If the difference in the page is due to the client then that page would need to be current data. But if the dynamic nature if from an outside change and the client has no affect on the content, then the question would be how often the page should be updated.
Adding a layer and using it for this makes sense.
I used a persistent object that would query the database and create the body of the page, storing it as a string. Then when the client did a request the page did a request to the object for the string, inserted it as the body and served it back to the client. The object would query the database every five minutes to get current data.
To take this one more step would be the creation of Beans with listeners. Then when a change to the database was made that affected that page it would trigger the listener and the bean would do a query and update the page/body/string/etc that it stores.

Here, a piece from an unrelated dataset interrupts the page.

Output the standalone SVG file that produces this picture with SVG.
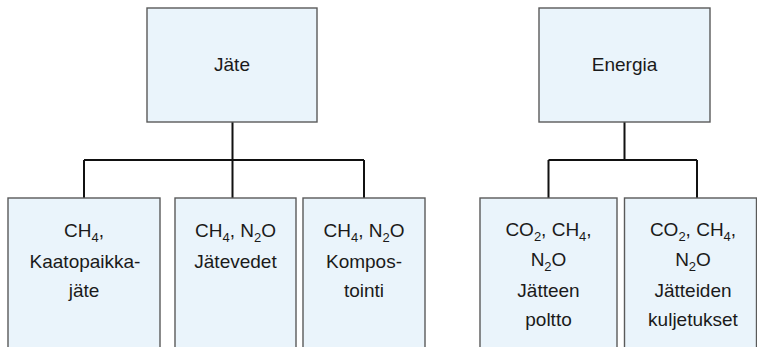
<svg xmlns="http://www.w3.org/2000/svg" width="757" height="347" viewBox="0 0 757 347">
<style>
.box{fill:#EAF4FB;stroke:#5a5a5a;stroke-width:1.4}
.t{font-family:"Liberation Sans",Arial,sans-serif;font-size:19px;fill:#1a1a1a;text-anchor:middle}
.s{font-size:13px}
.c{fill:none;stroke:#111;stroke-width:2}
</style>
<rect width="757" height="347" fill="#fff"/>
<g id="connectors">
<path class="c" d="M232.5,122V160M84,160H364M84,160V198M232.5,160V198M364,160V198"/>
<path class="c" d="M624.5,122V160M548.5,160H697M548.5,160V198M697,160V198"/>
</g>
<g id="jate">
<rect class="box" x="147" y="8" width="170" height="114"/>
<text class="t" x="232" y="71">Jäte</text>
</g>
<g id="energia">
<rect class="box" x="539" y="8" width="171" height="114"/>
<text class="t" x="624.5" y="71">Energia</text>
</g>
<g id="kaatopaikka">
<rect class="box" x="8" y="198" width="152" height="160"/>
<text class="t" x="84" y="237">CH<tspan class="s" dy="5">4</tspan><tspan dy="-5">,</tspan></text>
<text class="t" x="85" y="268">Kaatopaikka-</text>
<text class="t" x="84" y="297">jäte</text>
</g>
<g id="jatevedet">
<rect class="box" x="175" y="198" width="121" height="160"/>
<text class="t" x="235.5" y="237">CH<tspan class="s" dy="5">4</tspan><tspan dy="-5">, N</tspan><tspan class="s" dy="5">2</tspan><tspan dy="-5">O</tspan></text>
<text class="t" x="235.5" y="268">Jätevedet</text>
</g>
<g id="kompostointi">
<rect class="box" x="303" y="198" width="122" height="160"/>
<text class="t" x="364" y="237">CH<tspan class="s" dy="5">4</tspan><tspan dy="-5">, N</tspan><tspan class="s" dy="5">2</tspan><tspan dy="-5">O</tspan></text>
<text class="t" x="364" y="268">Kompos-</text>
<text class="t" x="364" y="297">tointi</text>
</g>
<g id="poltto">
<rect class="box" x="480" y="198" width="137" height="160"/>
<text class="t" x="548.5" y="236">CO<tspan class="s" dy="5">2</tspan><tspan dy="-5">, CH</tspan><tspan class="s" dy="5">4</tspan><tspan dy="-5">,</tspan></text>
<text class="t" x="548.5" y="266">N<tspan class="s" dy="5">2</tspan><tspan dy="-5">O</tspan></text>
<text class="t" x="548.5" y="297">Jätteen</text>
<text class="t" x="548.5" y="326">poltto</text>
</g>
<g id="kuljetukset">
<rect class="box" x="624.5" y="198" width="132" height="160"/>
<text class="t" x="693" y="236">CO<tspan class="s" dy="5">2</tspan><tspan dy="-5">, CH</tspan><tspan class="s" dy="5">4</tspan><tspan dy="-5">,</tspan></text>
<text class="t" x="693" y="266">N<tspan class="s" dy="5">2</tspan><tspan dy="-5">O</tspan></text>
<text class="t" x="693" y="297">Jätteiden</text>
<text class="t" x="693" y="326">kuljetukset</text>
</g>
</svg>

Now if this model exist I would love to know before I build it next month.
So if your client does not change the query, do the query and store the page and or body.
I wrote the object in about 4 hours one night after one of my sites was brought down from too much unexpected traffic.

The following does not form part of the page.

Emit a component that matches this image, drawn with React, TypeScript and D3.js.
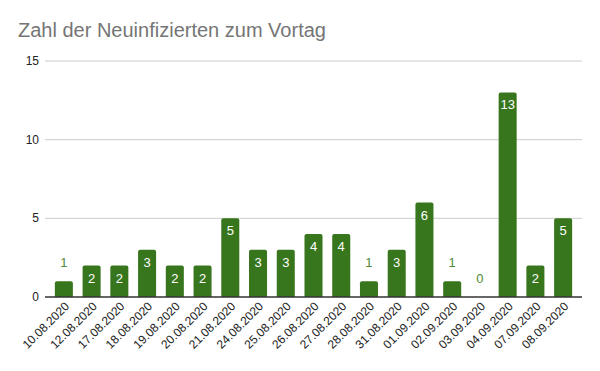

The nice part with these as solutions, it doesn't rely on any external program and thus you could run on Tomcat only.
Just another option to consider.
$0.015 Everyone says I've lost half my sense.
Doug
----- Original Message ----- From: "QM" <[EMAIL PROTECTED]>
To: "Tomcat Users List" <[email protected]>
Sent: Sunday, January 09, 2005 1:25 PM
Subject: Re: Pagecache framework?
On Tue, Jun 07, 2005 at 08:12:13PM +0200, Mieke Banderas wrote:
: What should I look for if I want a simplistic system for avoiding trips
: to the DB for pages that are only built upon and between changes are 100%
: similar? Is there a cache framework I should look into or could I use
: something even simpler? After all, most pages only occasionally have true
: dynamic needs. I suppose I'm looking for something like a publishing
: system, only much much simpler, especially on how much resources (and
: coding) it would need.
So are you looking to cache *pages* (generated HTML content) or simply *data* (information pulled from the DB that is manipulated by the presentation layer)?
For the former, there are ways to make the Apache httpd a content caching engine. This works well if the content you'd like cached is global -- that is, not tied to a specific user or group login. (You could also use webDAV for this._
For the latter, you could roll your own persistence caching framework or look into something such as IBatis or Hibernate that will do the grunt work for you. If your code has uniform, centralized, abstracted data access then slipping in another layer between your app and the database shouldn't require much in the way of noticeable changes.